Pet Delivery is another tale from Ofelia Grand that showcases her ability to create and deliver characters and relationships a reader can connect with in a short story.

Her characters are usually outside of the main character format and often have body types that are also very relatable and realistic.

If there’s an issue, it’s that the story length doesn’t leave time for full development or attention to the characters resolving any drama that’s been introduced.

Both of that happens here but the characters are so engaging that the issues surrounding them with the plot (holes, etc) sort of but not completely make up for that.

There’s Gabriel Miller, recently a witness to a murder and now stashed by the cops in a freezing cold cabin in a small town where he is a stranger.
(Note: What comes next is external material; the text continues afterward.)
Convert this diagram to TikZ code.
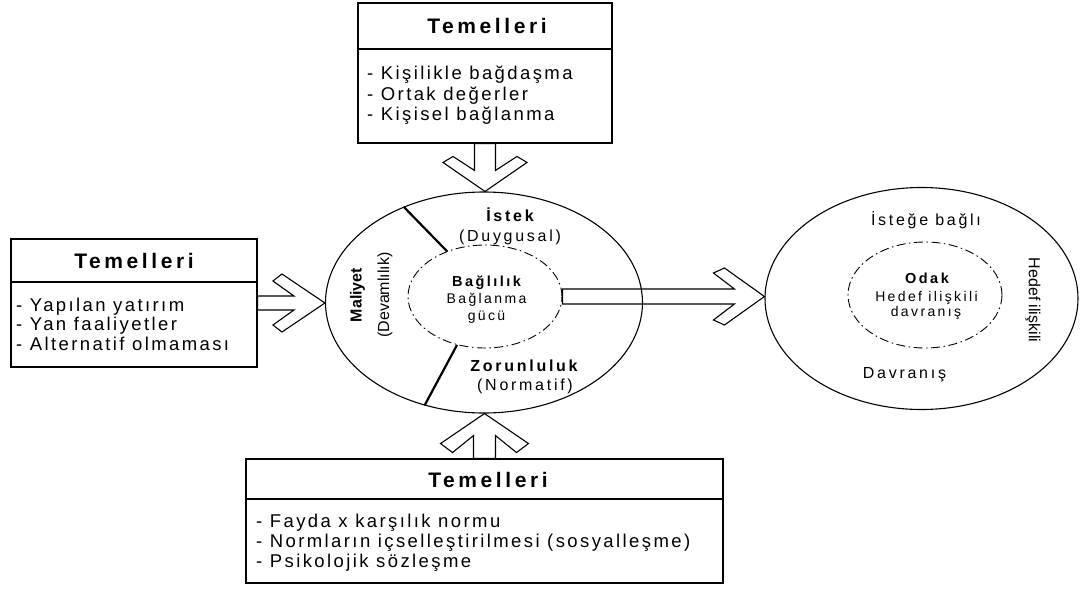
\documentclass[tikz,border=0pt]{standalone}
\usepackage{fontspec}
\setmainfont{Liberation Sans}
\newfontfamily\spc[LetterSpace=17]{Liberation Sans}
\newfontfamily\spi[LetterSpace=13]{Liberation Sans}
\usetikzlibrary{shapes.geometric,calc}
% #1 start, #2 tip, #3 shaft half width, #4 shaft end, #5/#6 inner wing corner, #7/#8 outer wing corner
\newcommand\blockarrow[8]{%
  \draw[blk]
    ($(#1)!#3pt!90:(#2)$) --
    ($(#2)!#4pt!(#1)!#3pt!90:(#2)$) --
    ($(#2)!#5pt!(#1)!#6pt!90:(#2)$) --
    ($(#2)!#7pt!(#1)!#8pt!90:(#2)$) --
    (#2) --
    ($(#2)!#7pt!(#1)!#8pt!-90:(#2)$) --
    ($(#2)!#5pt!(#1)!#6pt!-90:(#2)$) --
    ($(#2)!#4pt!(#1)!#3pt!-90:(#2)$) --
    ($(#1)!#3pt!-90:(#2)$) -- cycle;}
\begin{document}
\begin{tikzpicture}[x=1pt,y=-1pt,
  box/.style={draw, rectangle, line width=1.1pt, inner sep=0},
  ell/.style={draw, ellipse, line width=1.1pt, inner sep=0},
  dd/.style={draw, ellipse, line width=0.9pt, inner sep=0, dash pattern=on 9pt off 3.5pt on 1.5pt off 3.5pt},
  sepline/.style={line width=2.2pt},
  blk/.style={line width=1.1pt, line join=miter},
  hd/.style={font=\spc\bfseries\fontsize{21}{24}\selectfont, inner sep=0, anchor=base},
  item/.style={font=\spi\fontsize{18.5}{22}\selectfont, inner sep=0, anchor=base west},
  lbl/.style={font=\spc\fontsize{16}{19}\selectfont, inner sep=0, anchor=base},
  lblb/.style={font=\spc\bfseries\fontsize{16}{19}\selectfont, inner sep=0, anchor=base},
  sm/.style={font=\spc\fontsize{14}{17}\selectfont, inner sep=0, anchor=base},
  smb/.style={font=\spc\bfseries\fontsize{14.5}{17}\selectfont, inner sep=0, anchor=base},
  rot/.style={font=\fontsize{16}{19}\selectfont, inner sep=0}]
\useasboundingbox (0,0) rectangle (1088,590);

% ---- boxes ----
\node[box, minimum width=254pt, minimum height=140pt] (tbox) at (485,73) {};
\coordinate (tsepL) at (358,49); \coordinate (tsepR) at (612,49);
\draw[line width=1.1pt] (tsepL) -- (tsepR);
\node[hd] (th) at (487,33.3) {Temelleri};
\node[item] (t1) at (367,79.5) {- Kişilikle bağdaşma};
\node[item] (t2) at (367,100.3) {- Ortak değerler};
\node[item] (t3) at (367,120.5) {- Kişisel bağlanma};

\node[box, minimum width=246pt, minimum height=128pt] (lbox) at (134,303) {};
\coordinate (lsepL) at (11,282); \coordinate (lsepR) at (257,282);
\draw[line width=1.1pt] (lsepL) -- (lsepR);
\node[hd] (lh) at (134,268.3) {Temelleri};
\node[item] (l1) at (16,311.5) {- Yapılan yatırım};
\node[item] (l2) at (16,330.5) {- Yan faaliyetler};
\node[item] (l3) at (16,350) {- Alternatif olmaması};

\node[box, minimum width=477pt, minimum height=124pt] (bbox) at (484.5,521) {};
\coordinate (bsepL) at (246,499); \coordinate (bsepR) at (723,499);
\draw[line width=1.1pt] (bsepL) -- (bsepR);
\node[hd] (bh) at (488,487.7) {Temelleri};
\node[item] (b1) at (256,527) {- Fayda x karşılık normu};
\node[item] (b2) at (256,547) {- Normların içselleştirilmesi (sosyalleşme)};
\node[item] (b3) at (256,567) {- Psikolojik sözleşme};

% ---- left ellipse ----
\node[ell, minimum width=317pt, minimum height=221pt] (outerL) at (484,302.5) {};
\node[dd, minimum width=154pt, minimum height=103pt] (innerL) at (485,296.5) {};
\draw[sepline] (innerL.130) -- (outerL.130);
\draw[sepline] (innerL.240) -- (outerL.240);
\node[lblb] (istek) at (510,221) {İstek};
\node[lbl] (duyg) at (510,241) {(Duygusal)};
\node[smb] (bag) at (486.5,286) {Bağlılık};
\node[sm] (bagl) at (486.5,303.3) {Bağlanma};
\node[sm] (gucu) at (486.5,320) {gücü};
\node[lblb] (zor) at (524,371.7) {Zorunluluk};
\node[lbl] (norm) at (525,390) {(Normatif)};
\node[rot, rotate=90] (mal) at (357.5,295) {\bfseries Maliyet};
\node[rot, rotate=90] (dev) at (385,295) {(Devamlılık)};

% ---- right ellipse ----
\node[ell, minimum width=313pt, minimum height=222pt] (outerR) at (921.5,298.5) {};
\node[dd, minimum width=154pt, minimum height=106pt] (innerR) at (925,295) {};
\node[lbl] (istege) at (926,225) {İsteğe bağlı};
\node[smb] (odak) at (927,283) {Odak};
\node[sm] (hed) at (926.5,301) {Hedef ilişkili};
\node[sm] (davr) at (926,316.7) {davranış};
\node[lbl] (dav) at (904.5,378) {Davranış};
\node[rot, rotate=-90] (hedr) at (1033,300) {Hedef ilişkili};

% ---- block arrows ----
\coordinate (tTip) at (tbox.south |- outerL.north);
\blockarrow{tbox.south}{tTip}{10.5}{21}{35}{32}{29}{42}
\coordinate (lTip) at (outerL.west |- lbox.east);
\blockarrow{lbox.east}{lTip}{7}{31}{52}{22}{43}{29}
\coordinate (bTip) at (bbox.north |- outerL.south);
\blockarrow{bbox.north}{bTip}{11}{22}{39}{32}{30}{44}
\coordinate (mTip) at (outerR.west |- innerL.east);
\blockarrow{innerL.east}{mTip}{7.5}{30}{51}{23.5}{40}{28.5}
\end{tikzpicture}
\end{document}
Gabe is frightened, missing his cats and sister. He’s so scared and we connect to him immediately, no matter his actions.

Then there’s Chris Hart, whose family owns the cabin and comes to the rescue. Small town is written all over Chris but in the best of small town ways.

Grand’s writing lets us watch them connect and interact with each other over the situation and bond with each other as they grow together.

It’s a lovely story, plus cats and a sister we don’t see enough of.

Pet Delivery needs fleshing out, more development and details to really work and feel satisfying but the heart is there.

Buy Link:

JMS Books :: Amazon :: books2read.com/PetDelivery

Blurb:

Chris Hart owns the only grocery shop in Nortown, but he isn’t exactly overrun by customers. Some days he wonders why he bothers to open the doors at all. Spending his days smiling at the few people trickling in and his nights alone in bed isn’t the most interesting life a man could lead. But when Chris suddenly gets the excitement he’s been craving, it may be more than he bargained for.

Gabriel Miller loves his life. He’s close to his sister, has a job he adores and is the proud owner of one and a half cats. But all of it is taken away when he witnesses a murder. To keep him safe, the police place him in Nortown, of all possible locations.

Chris can’t believe they’re letting someone live in his gran’s old cabin in the middle of the winter. It’s too cold. When the poor man shows up in his shop looking to buy clothes, Chris’s heart melts, despite the freezing temperature. Gabriel notices the way the shopkeeper looks at him, but it can’t be right. No one looks at a heavyset man with heat in their eyes. Do they?